**Task description**
Repeat each line exactly, leaving nothing out.

**Data block**
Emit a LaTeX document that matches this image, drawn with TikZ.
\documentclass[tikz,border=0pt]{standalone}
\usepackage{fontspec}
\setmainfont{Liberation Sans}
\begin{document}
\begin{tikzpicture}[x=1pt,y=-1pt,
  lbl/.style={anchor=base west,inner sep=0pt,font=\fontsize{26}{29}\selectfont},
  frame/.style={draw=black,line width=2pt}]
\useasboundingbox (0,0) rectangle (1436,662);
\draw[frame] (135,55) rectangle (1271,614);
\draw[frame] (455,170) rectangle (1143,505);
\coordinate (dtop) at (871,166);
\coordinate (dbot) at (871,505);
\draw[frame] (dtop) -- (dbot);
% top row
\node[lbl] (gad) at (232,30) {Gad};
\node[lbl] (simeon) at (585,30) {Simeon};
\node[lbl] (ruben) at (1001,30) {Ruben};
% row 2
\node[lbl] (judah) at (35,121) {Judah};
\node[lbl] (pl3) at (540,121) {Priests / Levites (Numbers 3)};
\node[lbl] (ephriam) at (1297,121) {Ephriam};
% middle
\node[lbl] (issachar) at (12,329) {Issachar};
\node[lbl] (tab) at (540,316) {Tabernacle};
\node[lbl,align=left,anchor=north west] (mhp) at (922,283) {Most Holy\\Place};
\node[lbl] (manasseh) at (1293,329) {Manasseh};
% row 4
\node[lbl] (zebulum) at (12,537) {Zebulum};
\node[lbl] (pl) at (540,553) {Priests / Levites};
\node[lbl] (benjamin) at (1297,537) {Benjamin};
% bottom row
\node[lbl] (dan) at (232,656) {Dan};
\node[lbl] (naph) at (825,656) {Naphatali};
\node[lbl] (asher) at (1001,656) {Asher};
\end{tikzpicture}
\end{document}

**Written reply**
Emit a LaTeX document that matches this image, drawn with TikZ.
\documentclass[tikz,border=0pt]{standalone}
\usepackage{fontspec}
\setmainfont{Liberation Sans}
\begin{document}
\begin{tikzpicture}[x=1pt,y=-1pt,
  lbl/.style={anchor=base west,inner sep=0pt,font=\fontsize{26}{29}\selectfont},
  frame/.style={draw=black,line width=2pt}]
\useasboundingbox (0,0) rectangle (1436,662);
\draw[frame] (135,55) rectangle (1271,614);
\draw[frame] (455,170) rectangle (1143,505);
\coordinate (dtop) at (871,166);
\coordinate (dbot) at (871,505);
\draw[frame] (dtop) -- (dbot);
% top row
\node[lbl] (gad) at (232,30) {Gad};
\node[lbl] (simeon) at (585,30) {Simeon};
\node[lbl] (ruben) at (1001,30) {Ruben};
% row 2
\node[lbl] (judah) at (35,121) {Judah};
\node[lbl] (pl3) at (540,121) {Priests / Levites (Numbers 3)};
\node[lbl] (ephriam) at (1297,121) {Ephriam};
% middle
\node[lbl] (issachar) at (12,329) {Issachar};
\node[lbl] (tab) at (540,316) {Tabernacle};
\node[lbl,align=left,anchor=north west] (mhp) at (922,283) {Most Holy\\Place};
\node[lbl] (manasseh) at (1293,329) {Manasseh};
% row 4
\node[lbl] (zebulum) at (12,537) {Zebulum};
\node[lbl] (pl) at (540,553) {Priests / Levites};
\node[lbl] (benjamin) at (1297,537) {Benjamin};
% bottom row
\node[lbl] (dan) at (232,656) {Dan};
\node[lbl] (naph) at (825,656) {Naphatali};
\node[lbl] (asher) at (1001,656) {Asher};
\end{tikzpicture}
\end{document}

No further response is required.